**AIM**. Extract, in full, the lines below, beginning at the first and ending with the line that contains "return list(v) + [v[0]]". Pictures do not belong in the copy.

● ● ●

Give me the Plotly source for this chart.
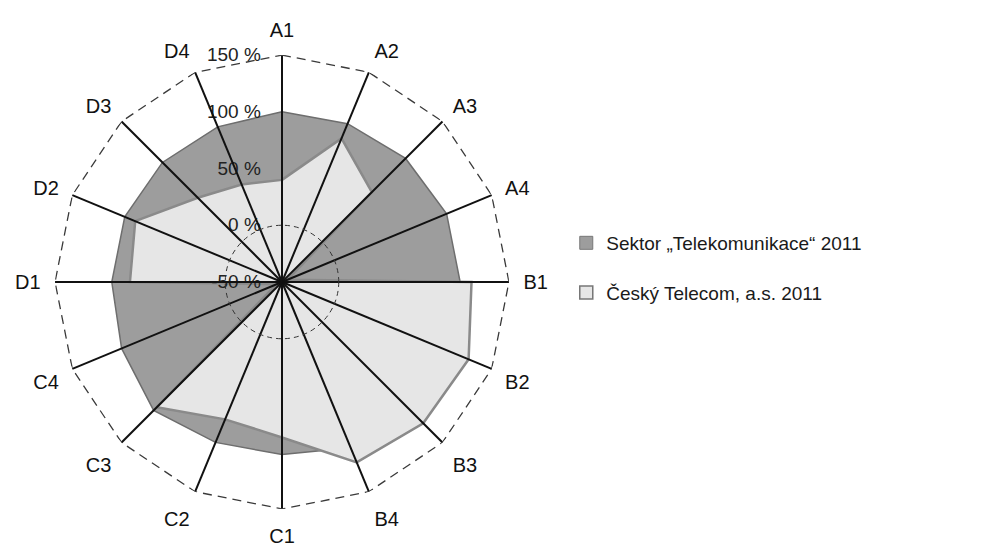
import plotly.graph_objects as go

categories = ["A1", "A2", "A3", "A4", "B1", "B2", "B3", "B4",
              "C1", "C2", "C3", "C4", "D1", "D2", "D3", "D4"]
sektor = [100, 101, 104, 107, 107, 112, 112, 108,
          102, 103, 110, 103, 100, 100, 99, 98]
telecom = [40, 87, 62, -45, 117, 128, 126, 122,
           87, 81, 106, -45, 84, 90, 55, 43]
radial_ticks = [-50, 0, 50, 100, 150]
outer = [150] * len(categories)
series_names = ["Sektor „Telekomunikace“ 2011", "Český Telecom, a.s. 2011"]

FONT = "Liberation Sans, Arial, Helvetica, sans-serif"
DARK = "#9d9d9d"
LIGHT = "#e6e6e6"

def closed(v):
    return list(v) + [v[0]]

fig = go.Figure()
fig.add_trace(go.Scatterpolar(
    r=closed(sektor), theta=closed(categories), fill="toself",
    fillcolor=DARK, line=dict(color="#6e6e6e", width=1.5),
    mode="lines", name=series_names[0], showlegend=False, subplot="polar"))
fig.add_trace(go.Scatterpolar(
    r=closed(telecom), theta=closed(categories), fill="toself",
    fillcolor=LIGHT, line=dict(color="#8a8a8a", width=2.5),
    mode="lines", name=series_names[1], showlegend=False, subplot="polar"))
# legend-only entries with square swatches
fig.add_trace(go.Scatterpolar(
    r=[None], theta=[None], mode="markers", name=series_names[0],
    marker=dict(symbol="square", size=13, color=DARK,
                line=dict(color="#777777", width=1)),
    legendgroup="g1", subplot="polar"))
fig.add_trace(go.Scatterpolar(
    r=[None], theta=[None], mode="markers", name=series_names[1],
    marker=dict(symbol="square", size=13, color=LIGHT,
                line=dict(color="#777777", width=1.5)),
    legendgroup="g2", subplot="polar"))
# outer dashed frame at 150 %
fig.add_trace(go.Scatterpolar(
    r=closed(outer), theta=closed(categories), mode="lines",
    line=dict(color="#3a3a3a", width=1.3, dash="9px,6px"),
    showlegend=False, hoverinfo="skip", subplot="polar2"))

dom_x = [0.0556, 0.5141]
dom_y = [0.0712, 0.8996]

fig.update_layout(
    width=990, height=548,
    margin=dict(l=0, r=0, t=0, b=0),
    paper_bgcolor="white",
    font=dict(family=FONT, color="#1a1a1a"),
    polar=dict(
        domain=dict(x=dom_x, y=dom_y),
        bgcolor="rgba(0,0,0,0)",
        angularaxis=dict(type="category", categoryarray=categories,
                         rotation=90, direction="clockwise",
                         showgrid=False, showline=False, showticklabels=False,
                         ticks=""),
        radialaxis=dict(range=[-50, 150], tickvals=radial_ticks,
                        ticktext=[f"{v} %" for v in radial_ticks],
                        angle=90, side="counterclockwise", tickangle=90,
                        showgrid=False, showline=False, layer="above traces",
                        ticks="outside", ticklen=14, tickcolor="rgba(0,0,0,0)",
                        tickfont=dict(size=19, color="#222222", family=FONT)),
    ),
    polar2=dict(
        domain=dict(x=dom_x, y=dom_y),
        bgcolor="rgba(0,0,0,0)",
        angularaxis=dict(type="category", categoryarray=categories,
                         rotation=90, direction="clockwise",
                         showgrid=True, gridcolor="#111111", gridwidth=1.6,
                         showline=False, ticks="outside", ticklen=10,
                         tickcolor="rgba(0,0,0,0)",
                         tickfont=dict(size=20, color="#111111", family=FONT)),
        radialaxis=dict(range=[-50, 150], tickvals=[0],
                        showticklabels=False, ticks="",
                        showgrid=True, gridcolor="#333333", gridwidth=1.1,
                        griddash="5px,4px", showline=False),
    ),
    showlegend=True,
    legend=dict(x=0.572, y=0.511, xanchor="left", yanchor="middle",
                font=dict(size=19, color="#1a1a1a", family=FONT),
                traceorder="grouped", tracegroupgap=22,
                bgcolor="rgba(0,0,0,0)"),
)

fig.write_html("out.html")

● ● ●

**EXPECTED OUTPUT**.
Give me the Plotly source for this chart.
import plotly.graph_objects as go

categories = ["A1", "A2", "A3", "A4", "B1", "B2", "B3", "B4",
              "C1", "C2", "C3", "C4", "D1", "D2", "D3", "D4"]
sektor = [100, 101, 104, 107, 107, 112, 112, 108,
          102, 103, 110, 103, 100, 100, 99, 98]
telecom = [40, 87, 62, -45, 117, 128, 126, 122,
           87, 81, 106, -45, 84, 90, 55, 43]
radial_ticks = [-50, 0, 50, 100, 150]
outer = [150] * len(categories)
series_names = ["Sektor „Telekomunikace“ 2011", "Český Telecom, a.s. 2011"]

FONT = "Liberation Sans, Arial, Helvetica, sans-serif"
DARK = "#9d9d9d"
LIGHT = "#e6e6e6"

def closed(v):
    return list(v) + [v[0]]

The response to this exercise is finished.